Locate the lines of the listing below that hold "chart", then copy each of them.

......

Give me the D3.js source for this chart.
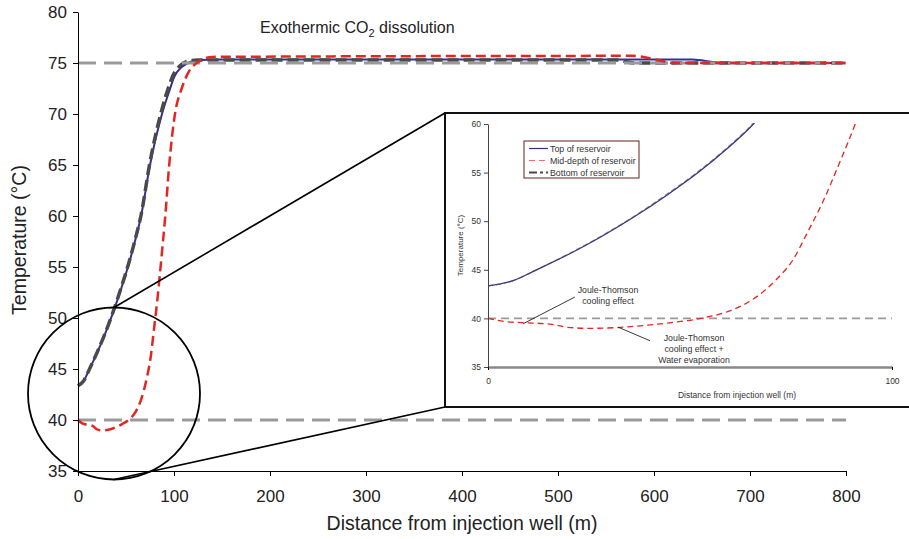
<!DOCTYPE html>
<html>
<head>
<meta charset="utf-8">
<script src="https://cdn.jsdelivr.net/npm/d3@7"></script>
<style>
  body { margin: 0; background: #fff; }
  svg { display: block; font-family: "Liberation Sans", Arial, Helvetica, sans-serif; }
</style>
</head>
<body>
<script>
/***** Data *****/
// Top of reservoir (solid blue)
var topDistance = [0, 6, 12, 20, 28, 36, 44, 52, 59, 65.7, 75, 87.5, 96, 100, 108, 117, 125, 150, 640, 666, 700, 800];
var topTemperature = [43.35, 43.85, 45.0, 46.6, 48.4, 50.4, 52.6, 55.0, 57.4, 60, 65, 70, 72.5, 73.6, 74.6, 75.1, 75.3, 75.35, 75.35, 75.05, 75.0, 75.0];

// Mid-depth of reservoir (red dashed)
var midDistance = [0, 4.5, 8.7, 15.3, 19.8, 25.2, 31.7, 39.3, 46, 53.3, 60, 65.7, 71.5, 75.6, 78.9, 83, 87.2, 90.9, 95, 101, 108, 114.6, 125, 140, 578, 604, 620, 800];
var midTemperature = [40.0, 39.66, 39.56, 39.42, 39.08, 38.98, 39.05, 39.3, 39.6, 40.05, 40.8, 42.0, 44.05, 46.1, 48.7, 52.1, 56.2, 60, 65, 70, 72.5, 74, 75.1, 75.6, 75.7, 75.3, 75.0, 75.0];

// Bottom of reservoir (dark grey dashed)
var bottomDistance = [0, 6, 12, 20, 28, 36, 44, 52, 59, 65.7, 75, 87, 95, 99, 106, 115, 125, 560, 580, 800];
var bottomTemperature = [43.35, 43.85, 45.0, 46.65, 48.45, 50.45, 52.7, 55.1, 57.5, 60.1, 65.3, 70.3, 72.8, 73.8, 74.7, 75.2, 75.3, 75.3, 75.0, 75.0];

// Reference temperatures (grey dashed lines)
var referenceTemps = [40, 75];

// Ticks
var mainXTicks = [0, 100, 200, 300, 400, 500, 600, 700, 800];
var mainYTicks = [35, 40, 45, 50, 55, 60, 65, 70, 75, 80];
var insetXTicks = [0, 100];
var insetYTicks = [35, 40, 45, 50, 55, 60];

var legendLabels = ["Top of reservoir", "Mid-depth of reservoir", "Bottom of reservoir"];

/***** Configuration *****/
var width = 909, height = 539;
var marginMain = { top: 12, left: 78 };
var widthMain = 768, heightMain = 459;

var marginInset = { top: 124, left: 488 };
var widthInset = 404, heightInset = 243;
var insetBox = { x: 445, y: 113, w: 470, h: 294 };

var font = "'Liberation Sans', Arial, Helvetica, sans-serif";

var colors = {
  top: "#34308f",
  mid: "#e3261f",
  bottom: "#4a4a4a",
  ref: "#9a9a9a"
};

function zip(xs, ys) {
  return xs.map(function(x, i) { return { x: x, y: ys[i] }; });
}
var series = [
  { key: "top", values: zip(topDistance, topTemperature) },
  { key: "bottom", values: zip(bottomDistance, bottomTemperature) },
  { key: "mid", values: zip(midDistance, midTemperature) }
];

/***** Scales *****/
var xMain = d3.scaleLinear().domain([0, 800]).range([0, widthMain]);
var yMain = d3.scaleLinear().domain([35, 80]).range([heightMain, 0]);
var xInset = d3.scaleLinear().domain([0, 100]).range([0, widthInset]);
var yInset = d3.scaleLinear().domain([35, 60]).range([heightInset, 0]);

var svg = d3.select("body").append("svg")
  .attr("width", width)
  .attr("height", height);

svg.append("defs").append("clipPath")
  .attr("id", "clip-inset")
  .append("rect")
  .attr("x", 0).attr("y", -1)
  .attr("width", widthInset).attr("height", heightInset + 1);

/***** Main chart *****/
var main = svg.append("g")
  .attr("transform", "translate(" + marginMain.left + "," + marginMain.top + ")");

var lineMain = d3.line().x(function(d) { return xMain(d.x); }).y(function(d) { return yMain(d.y); })
  .curve(d3.curveMonotoneX);

var styleMain = {
  top: { width: 2, dash: null },
  bottom: { width: 3.5, dash: "11,5" },
  mid: { width: 2.5, dash: "10,5" }
};

main.selectAll(".series-top")
  .data(series.filter(function(s) { return s.key === "top"; }))
  .enter().append("path")
  .attr("d", function(s) { return lineMain(s.values); })
  .attr("fill", "none")
  .attr("stroke", colors.top)
  .attr("stroke-width", styleMain.top.width);

main.selectAll(".series-bottom")
  .data(series.filter(function(s) { return s.key === "bottom"; }))
  .enter().append("path")
  .attr("d", function(s) { return lineMain(s.values); })
  .attr("fill", "none")
  .attr("stroke", colors.bottom)
  .attr("stroke-width", styleMain.bottom.width)
  .attr("stroke-dasharray", styleMain.bottom.dash);

// Reference lines
main.selectAll(".ref")
  .data(referenceTemps)
  .enter().append("line")
  .attr("x1", xMain(0)).attr("x2", xMain(800))
  .attr("y1", function(d) { return yMain(d); })
  .attr("y2", function(d) { return yMain(d); })
  .attr("stroke", colors.ref)
  .attr("stroke-width", 3)
  .attr("stroke-dasharray", "18,8");

main.selectAll(".series-mid")
  .data(series.filter(function(s) { return s.key === "mid"; }))
  .enter().append("path")
  .attr("d", function(s) { return lineMain(s.values); })
  .attr("fill", "none")
  .attr("stroke", colors.mid)
  .attr("stroke-width", styleMain.mid.width)
  .attr("stroke-dasharray", styleMain.mid.dash);

// Axes
var xAxisMain = d3.axisBottom(xMain).tickValues(mainXTicks).tickSize(5).tickSizeOuter(0).tickPadding(14);
var yAxisMain = d3.axisLeft(yMain).tickValues(mainYTicks).tickSize(5).tickSizeOuter(0).tickPadding(6);

var gx = main.append("g")
  .attr("transform", "translate(0," + heightMain + ")")
  .call(xAxisMain);
var gy = main.append("g").call(yAxisMain);

[gx, gy].forEach(function(g) {
  g.selectAll("path, line").attr("stroke", "#000").attr("stroke-width", 1);
  g.selectAll("text").attr("font-family", font).attr("font-size", 17).attr("fill", "#222");
});

// Titles
svg.append("text")
  .attr("x", 462).attr("y", 530)
  .attr("text-anchor", "middle")
  .attr("font-family", font).attr("font-size", 19.5).attr("fill", "#222")
  .text("Distance from injection well (m)");

svg.append("text")
  .attr("transform", "translate(26,240) rotate(-90)")
  .attr("text-anchor", "middle")
  .attr("font-family", font).attr("font-size", 19.5).attr("fill", "#222")
  .text("Temperature (°C)");

var title = svg.append("text")
  .attr("x", 260).attr("y", 33)
  .attr("font-family", font).attr("font-size", 16).attr("fill", "#222");
title.append("tspan").text("Exothermic CO");
title.append("tspan").attr("dy", 4).attr("font-size", 11).text("2");
title.append("tspan").attr("dy", -4).text(" dissolution");

/***** Zoom circle and connectors *****/
var circle = { cx: marginMain.left + xMain(37.5), cy: marginMain.top + yMain(42.6), r: 86 };

svg.append("circle")
  .attr("cx", circle.cx).attr("cy", circle.cy).attr("r", circle.r)
  .attr("fill", "none").attr("stroke", "#000").attr("stroke-width", 1.8);

svg.append("line")
  .attr("x1", circle.cx).attr("y1", circle.cy - circle.r)
  .attr("x2", insetBox.x).attr("y2", insetBox.y)
  .attr("stroke", "#000").attr("stroke-width", 1.6);
svg.append("line")
  .attr("x1", circle.cx).attr("y1", circle.cy + circle.r)
  .attr("x2", insetBox.x).attr("y2", insetBox.y + insetBox.h)
  .attr("stroke", "#000").attr("stroke-width", 1.6);

/***** Inset chart *****/
svg.append("rect")
  .attr("x", insetBox.x).attr("y", insetBox.y)
  .attr("width", insetBox.w).attr("height", insetBox.h)
  .attr("fill", "#fff").attr("stroke", "#111").attr("stroke-width", 2);

var inset = svg.append("g")
  .attr("transform", "translate(" + marginInset.left + "," + marginInset.top + ")");

var lineInset = d3.line().x(function(d) { return xInset(d.x); }).y(function(d) { return yInset(d.y); })
  .curve(d3.curveMonotoneX);

// Reference line at 40
inset.append("line")
  .attr("x1", xInset(0)).attr("x2", xInset(100))
  .attr("y1", yInset(referenceTemps[0])).attr("y2", yInset(referenceTemps[0]))
  .attr("stroke", colors.ref).attr("stroke-width", 1.6)
  .attr("stroke-dasharray", "8,5");

var insetStyle = {
  top: { width: 1.3, dash: null },
  bottom: { width: 1.4, dash: "5,3" },
  mid: { width: 1.3, dash: "6,4" }
};

inset.append("g")
  .attr("clip-path", "url(#clip-inset)")
  .selectAll("path")
  .data(series)
  .enter().append("path")
  .attr("d", function(s) { return lineInset(s.values); })
  .attr("fill", "none")
  .attr("stroke", function(s) { return colors[s.key]; })
  .attr("stroke-width", function(s) { return insetStyle[s.key].width; })
  .attr("stroke-dasharray", function(s) { return insetStyle[s.key].dash; })
  .attr("stroke-opacity", function(s) { return s.key === "bottom" ? 0.6 : 1; });

var xAxisInset = d3.axisBottom(xInset).tickValues(insetXTicks).tickSize(3).tickSizeOuter(0).tickPadding(8);
var yAxisInset = d3.axisLeft(yInset).tickValues(insetYTicks).tickSize(4).tickSizeOuter(0).tickPadding(3);

var gxi = inset.append("g")
  .attr("transform", "translate(0," + heightInset + ")")
  .call(xAxisInset);
gxi.select(".domain").attr("stroke", "#888").attr("stroke-width", 2.5);
gxi.selectAll("line").attr("stroke", "#000");

var gyi = inset.append("g").call(yAxisInset);
gyi.selectAll("path, line").attr("stroke", "#444");

[gxi, gyi].forEach(function(g) {
  g.selectAll("text").attr("font-family", font).attr("font-size", 8.5).attr("fill", "#333");
});

inset.append("text")
  .attr("x", xInset(50) + 47).attr("y", heightInset + 31)
  .attr("text-anchor", "middle")
  .attr("font-family", font).attr("font-size", 8.5).attr("fill", "#333")
  .text("Distance from injection well (m)");

inset.append("text")
  .attr("transform", "translate(-25," + yInset(47.5) + ") rotate(-90)")
  .attr("text-anchor", "middle")
  .attr("font-family", font).attr("font-size", 8).attr("fill", "#333")
  .text("Temperature (°C)");

// Annotations
var notes = [
  { lines: ["Joule-Thomson", "cooling effect"], x: 29.7, y: 42.65, from: [21.5, 42.2], to: [8.7, 39.45] },
  { lines: ["Joule-Thomson", "cooling effect +", "Water evaporation"], x: 51, y: 37.7, from: [40.1, 37.7], to: [32.2, 39.1] }
];

notes.forEach(function(n) {
  inset.append("line")
    .attr("x1", xInset(n.from[0])).attr("y1", yInset(n.from[1]))
    .attr("x2", xInset(n.to[0])).attr("y2", yInset(n.to[1]))
    .attr("stroke", "#222").attr("stroke-width", 0.9);
  var t = inset.append("text")
    .attr("text-anchor", "middle")
    .attr("font-family", font).attr("font-size", 8.8).attr("fill", "#333");
  n.lines.forEach(function(l, i) {
    t.append("tspan")
      .attr("x", xInset(n.x))
      .attr("y", yInset(n.y) + i * 11)
      .text(l);
  });
});

// Legend
var legend = inset.append("g").attr("transform", "translate(36,17)");
legend.append("rect")
  .attr("width", 115).attr("height", 37)
  .attr("fill", "#fff").attr("stroke", "#6a1c1c").attr("stroke-width", 1);

var legendKeys = ["top", "mid", "bottom"];
var legendDash = { top: null, mid: "6,4", bottom: "8,3,3,3" };
legendKeys.forEach(function(k, i) {
  var y = 7.5 + i * 12;
  legend.append("line")
    .attr("x1", 5).attr("x2", 24).attr("y1", y).attr("y2", y)
    .attr("stroke", k === "mid" ? "#f06a66" : colors[k])
    .attr("stroke-width", k === "bottom" ? 2 : 1.2)
    .attr("stroke-dasharray", legendDash[k]);
  legend.append("text")
    .attr("x", 26).attr("y", y + 3)
    .attr("font-family", font).attr("font-size", 8.8).attr("fill", "#333")
    .text(legendLabels[i]);
});
</script>
</body>
</html>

......

» **Response to the exercise**
Give me the D3.js source for this chart.
/***** Main chart *****/
/***** Inset chart *****/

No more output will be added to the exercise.